**Given exercise**. Return the data exactly, with all pictures removed.

**Data provided**.
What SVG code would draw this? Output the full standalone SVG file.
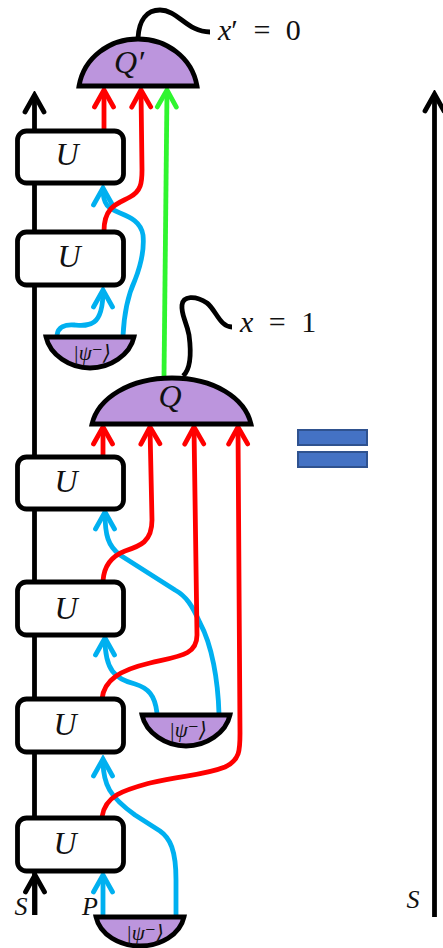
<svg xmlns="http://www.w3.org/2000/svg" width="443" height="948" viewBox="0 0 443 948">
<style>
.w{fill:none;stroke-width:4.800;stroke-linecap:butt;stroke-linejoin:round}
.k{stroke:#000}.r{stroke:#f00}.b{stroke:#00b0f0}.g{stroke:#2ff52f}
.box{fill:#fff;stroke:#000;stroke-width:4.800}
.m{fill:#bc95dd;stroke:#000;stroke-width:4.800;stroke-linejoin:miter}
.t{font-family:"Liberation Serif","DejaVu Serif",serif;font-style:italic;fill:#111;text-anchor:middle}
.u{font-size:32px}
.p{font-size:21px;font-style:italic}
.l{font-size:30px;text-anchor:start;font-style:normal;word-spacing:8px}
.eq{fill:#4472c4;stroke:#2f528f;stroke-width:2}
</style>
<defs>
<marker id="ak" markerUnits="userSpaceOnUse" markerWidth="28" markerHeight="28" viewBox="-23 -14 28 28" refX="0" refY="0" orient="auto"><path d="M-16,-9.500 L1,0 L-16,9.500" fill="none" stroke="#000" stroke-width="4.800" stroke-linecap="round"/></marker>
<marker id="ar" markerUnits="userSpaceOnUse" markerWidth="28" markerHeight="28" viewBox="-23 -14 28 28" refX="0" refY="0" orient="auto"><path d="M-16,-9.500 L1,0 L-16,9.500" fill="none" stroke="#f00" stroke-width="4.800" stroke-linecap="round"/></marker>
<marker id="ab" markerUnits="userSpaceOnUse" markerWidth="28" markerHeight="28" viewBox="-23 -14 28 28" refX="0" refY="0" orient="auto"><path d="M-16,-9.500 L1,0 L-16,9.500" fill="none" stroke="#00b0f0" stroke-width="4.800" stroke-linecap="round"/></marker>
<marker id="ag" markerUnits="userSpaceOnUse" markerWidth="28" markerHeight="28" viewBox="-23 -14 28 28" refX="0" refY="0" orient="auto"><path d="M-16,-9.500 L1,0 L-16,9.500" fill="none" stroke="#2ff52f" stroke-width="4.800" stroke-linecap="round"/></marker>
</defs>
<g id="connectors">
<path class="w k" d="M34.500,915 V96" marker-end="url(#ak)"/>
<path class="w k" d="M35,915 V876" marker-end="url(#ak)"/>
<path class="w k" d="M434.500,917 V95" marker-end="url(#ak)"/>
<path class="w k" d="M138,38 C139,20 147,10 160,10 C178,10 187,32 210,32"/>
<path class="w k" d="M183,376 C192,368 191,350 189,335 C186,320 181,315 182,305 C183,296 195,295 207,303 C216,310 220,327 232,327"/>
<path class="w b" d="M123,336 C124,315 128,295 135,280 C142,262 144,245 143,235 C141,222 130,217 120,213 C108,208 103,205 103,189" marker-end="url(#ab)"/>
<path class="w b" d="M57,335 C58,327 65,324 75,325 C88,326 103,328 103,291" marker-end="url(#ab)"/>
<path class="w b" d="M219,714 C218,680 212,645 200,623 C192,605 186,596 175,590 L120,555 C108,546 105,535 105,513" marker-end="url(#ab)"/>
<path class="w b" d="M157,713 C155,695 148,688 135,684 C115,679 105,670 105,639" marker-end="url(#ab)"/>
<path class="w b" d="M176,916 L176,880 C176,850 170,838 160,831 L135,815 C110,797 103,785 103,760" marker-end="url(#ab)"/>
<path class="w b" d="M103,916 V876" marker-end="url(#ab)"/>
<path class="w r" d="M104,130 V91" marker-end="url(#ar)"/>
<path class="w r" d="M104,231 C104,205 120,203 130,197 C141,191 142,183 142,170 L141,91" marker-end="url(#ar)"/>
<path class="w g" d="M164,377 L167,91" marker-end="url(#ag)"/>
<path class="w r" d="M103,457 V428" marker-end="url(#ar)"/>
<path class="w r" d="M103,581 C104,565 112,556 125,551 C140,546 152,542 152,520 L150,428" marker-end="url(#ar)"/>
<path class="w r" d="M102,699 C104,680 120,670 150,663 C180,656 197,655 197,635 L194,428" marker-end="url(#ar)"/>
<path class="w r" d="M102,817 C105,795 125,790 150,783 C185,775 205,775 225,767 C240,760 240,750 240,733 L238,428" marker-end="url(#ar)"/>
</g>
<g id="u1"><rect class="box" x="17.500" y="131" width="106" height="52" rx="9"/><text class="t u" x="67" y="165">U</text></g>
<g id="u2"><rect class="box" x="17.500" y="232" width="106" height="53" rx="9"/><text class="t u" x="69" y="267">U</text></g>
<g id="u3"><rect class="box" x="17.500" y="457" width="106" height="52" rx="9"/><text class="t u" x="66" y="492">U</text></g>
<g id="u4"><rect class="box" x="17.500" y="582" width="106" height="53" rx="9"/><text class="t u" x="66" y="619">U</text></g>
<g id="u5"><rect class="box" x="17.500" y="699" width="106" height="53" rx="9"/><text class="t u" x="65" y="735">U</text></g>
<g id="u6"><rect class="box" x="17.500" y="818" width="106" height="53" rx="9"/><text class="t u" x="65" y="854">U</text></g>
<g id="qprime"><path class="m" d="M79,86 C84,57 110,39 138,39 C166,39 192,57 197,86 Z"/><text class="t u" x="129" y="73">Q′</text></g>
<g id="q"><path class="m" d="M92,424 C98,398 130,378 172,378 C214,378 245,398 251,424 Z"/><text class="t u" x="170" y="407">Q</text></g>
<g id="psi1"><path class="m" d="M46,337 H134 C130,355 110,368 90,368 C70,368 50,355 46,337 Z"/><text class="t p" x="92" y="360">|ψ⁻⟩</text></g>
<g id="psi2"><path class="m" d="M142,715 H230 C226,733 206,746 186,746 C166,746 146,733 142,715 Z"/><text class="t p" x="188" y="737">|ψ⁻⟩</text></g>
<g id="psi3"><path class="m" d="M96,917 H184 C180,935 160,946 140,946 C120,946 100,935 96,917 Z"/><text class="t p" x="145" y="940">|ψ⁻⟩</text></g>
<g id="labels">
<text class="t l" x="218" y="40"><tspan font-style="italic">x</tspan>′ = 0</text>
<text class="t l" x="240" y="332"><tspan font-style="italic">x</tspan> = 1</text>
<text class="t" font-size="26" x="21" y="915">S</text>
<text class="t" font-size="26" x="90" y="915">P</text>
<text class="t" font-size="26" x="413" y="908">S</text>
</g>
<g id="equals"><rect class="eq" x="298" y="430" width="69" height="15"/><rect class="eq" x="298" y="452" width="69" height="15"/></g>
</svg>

**Task result**.
What SVG code would draw this? Output the full standalone SVG file.
<svg xmlns="http://www.w3.org/2000/svg" width="443" height="948" viewBox="0 0 443 948">
<style>
.w{fill:none;stroke-width:4.800;stroke-linecap:butt;stroke-linejoin:round}
.k{stroke:#000}.r{stroke:#f00}.b{stroke:#00b0f0}.g{stroke:#2ff52f}
.box{fill:#fff;stroke:#000;stroke-width:4.800}
.m{fill:#bc95dd;stroke:#000;stroke-width:4.800;stroke-linejoin:miter}
.t{font-family:"Liberation Serif","DejaVu Serif",serif;font-style:italic;fill:#111;text-anchor:middle}
.u{font-size:32px}
.p{font-size:21px;font-style:italic}
.l{font-size:30px;text-anchor:start;font-style:normal;word-spacing:8px}
.eq{fill:#4472c4;stroke:#2f528f;stroke-width:2}
</style>
<defs>
<marker id="ak" markerUnits="userSpaceOnUse" markerWidth="28" markerHeight="28" viewBox="-23 -14 28 28" refX="0" refY="0" orient="auto"><path d="M-16,-9.500 L1,0 L-16,9.500" fill="none" stroke="#000" stroke-width="4.800" stroke-linecap="round"/></marker>
<marker id="ar" markerUnits="userSpaceOnUse" markerWidth="28" markerHeight="28" viewBox="-23 -14 28 28" refX="0" refY="0" orient="auto"><path d="M-16,-9.500 L1,0 L-16,9.500" fill="none" stroke="#f00" stroke-width="4.800" stroke-linecap="round"/></marker>
<marker id="ab" markerUnits="userSpaceOnUse" markerWidth="28" markerHeight="28" viewBox="-23 -14 28 28" refX="0" refY="0" orient="auto"><path d="M-16,-9.500 L1,0 L-16,9.500" fill="none" stroke="#00b0f0" stroke-width="4.800" stroke-linecap="round"/></marker>
<marker id="ag" markerUnits="userSpaceOnUse" markerWidth="28" markerHeight="28" viewBox="-23 -14 28 28" refX="0" refY="0" orient="auto"><path d="M-16,-9.500 L1,0 L-16,9.500" fill="none" stroke="#2ff52f" stroke-width="4.800" stroke-linecap="round"/></marker>
</defs>
<g id="connectors">
<path class="w k" d="M34.500,915 V96" marker-end="url(#ak)"/>
<path class="w k" d="M35,915 V876" marker-end="url(#ak)"/>
<path class="w k" d="M434.500,917 V95" marker-end="url(#ak)"/>
<path class="w k" d="M138,38 C139,20 147,10 160,10 C178,10 187,32 210,32"/>
<path class="w k" d="M183,376 C192,368 191,350 189,335 C186,320 181,315 182,305 C183,296 195,295 207,303 C216,310 220,327 232,327"/>
<path class="w b" d="M123,336 C124,315 128,295 135,280 C142,262 144,245 143,235 C141,222 130,217 120,213 C108,208 103,205 103,189" marker-end="url(#ab)"/>
<path class="w b" d="M57,335 C58,327 65,324 75,325 C88,326 103,328 103,291" marker-end="url(#ab)"/>
<path class="w b" d="M219,714 C218,680 212,645 200,623 C192,605 186,596 175,590 L120,555 C108,546 105,535 105,513" marker-end="url(#ab)"/>
<path class="w b" d="M157,713 C155,695 148,688 135,684 C115,679 105,670 105,639" marker-end="url(#ab)"/>
<path class="w b" d="M176,916 L176,880 C176,850 170,838 160,831 L135,815 C110,797 103,785 103,760" marker-end="url(#ab)"/>
<path class="w b" d="M103,916 V876" marker-end="url(#ab)"/>
<path class="w r" d="M104,130 V91" marker-end="url(#ar)"/>
<path class="w r" d="M104,231 C104,205 120,203 130,197 C141,191 142,183 142,170 L141,91" marker-end="url(#ar)"/>
<path class="w g" d="M164,377 L167,91" marker-end="url(#ag)"/>
<path class="w r" d="M103,457 V428" marker-end="url(#ar)"/>
<path class="w r" d="M103,581 C104,565 112,556 125,551 C140,546 152,542 152,520 L150,428" marker-end="url(#ar)"/>
<path class="w r" d="M102,699 C104,680 120,670 150,663 C180,656 197,655 197,635 L194,428" marker-end="url(#ar)"/>
<path class="w r" d="M102,817 C105,795 125,790 150,783 C185,775 205,775 225,767 C240,760 240,750 240,733 L238,428" marker-end="url(#ar)"/>
</g>
<g id="u1"><rect class="box" x="17.500" y="131" width="106" height="52" rx="9"/><text class="t u" x="67" y="165">U</text></g>
<g id="u2"><rect class="box" x="17.500" y="232" width="106" height="53" rx="9"/><text class="t u" x="69" y="267">U</text></g>
<g id="u3"><rect class="box" x="17.500" y="457" width="106" height="52" rx="9"/><text class="t u" x="66" y="492">U</text></g>
<g id="u4"><rect class="box" x="17.500" y="582" width="106" height="53" rx="9"/><text class="t u" x="66" y="619">U</text></g>
<g id="u5"><rect class="box" x="17.500" y="699" width="106" height="53" rx="9"/><text class="t u" x="65" y="735">U</text></g>
<g id="u6"><rect class="box" x="17.500" y="818" width="106" height="53" rx="9"/><text class="t u" x="65" y="854">U</text></g>
<g id="qprime"><path class="m" d="M79,86 C84,57 110,39 138,39 C166,39 192,57 197,86 Z"/><text class="t u" x="129" y="73">Q′</text></g>
<g id="q"><path class="m" d="M92,424 C98,398 130,378 172,378 C214,378 245,398 251,424 Z"/><text class="t u" x="170" y="407">Q</text></g>
<g id="psi1"><path class="m" d="M46,337 H134 C130,355 110,368 90,368 C70,368 50,355 46,337 Z"/><text class="t p" x="92" y="360">|ψ⁻⟩</text></g>
<g id="psi2"><path class="m" d="M142,715 H230 C226,733 206,746 186,746 C166,746 146,733 142,715 Z"/><text class="t p" x="188" y="737">|ψ⁻⟩</text></g>
<g id="psi3"><path class="m" d="M96,917 H184 C180,935 160,946 140,946 C120,946 100,935 96,917 Z"/><text class="t p" x="145" y="940">|ψ⁻⟩</text></g>
<g id="labels">
<text class="t l" x="218" y="40"><tspan font-style="italic">x</tspan>′ = 0</text>
<text class="t l" x="240" y="332"><tspan font-style="italic">x</tspan> = 1</text>
<text class="t" font-size="26" x="21" y="915">S</text>
<text class="t" font-size="26" x="90" y="915">P</text>
<text class="t" font-size="26" x="413" y="908">S</text>
</g>
<g id="equals"><rect class="eq" x="298" y="430" width="69" height="15"/><rect class="eq" x="298" y="452" width="69" height="15"/></g>
</svg>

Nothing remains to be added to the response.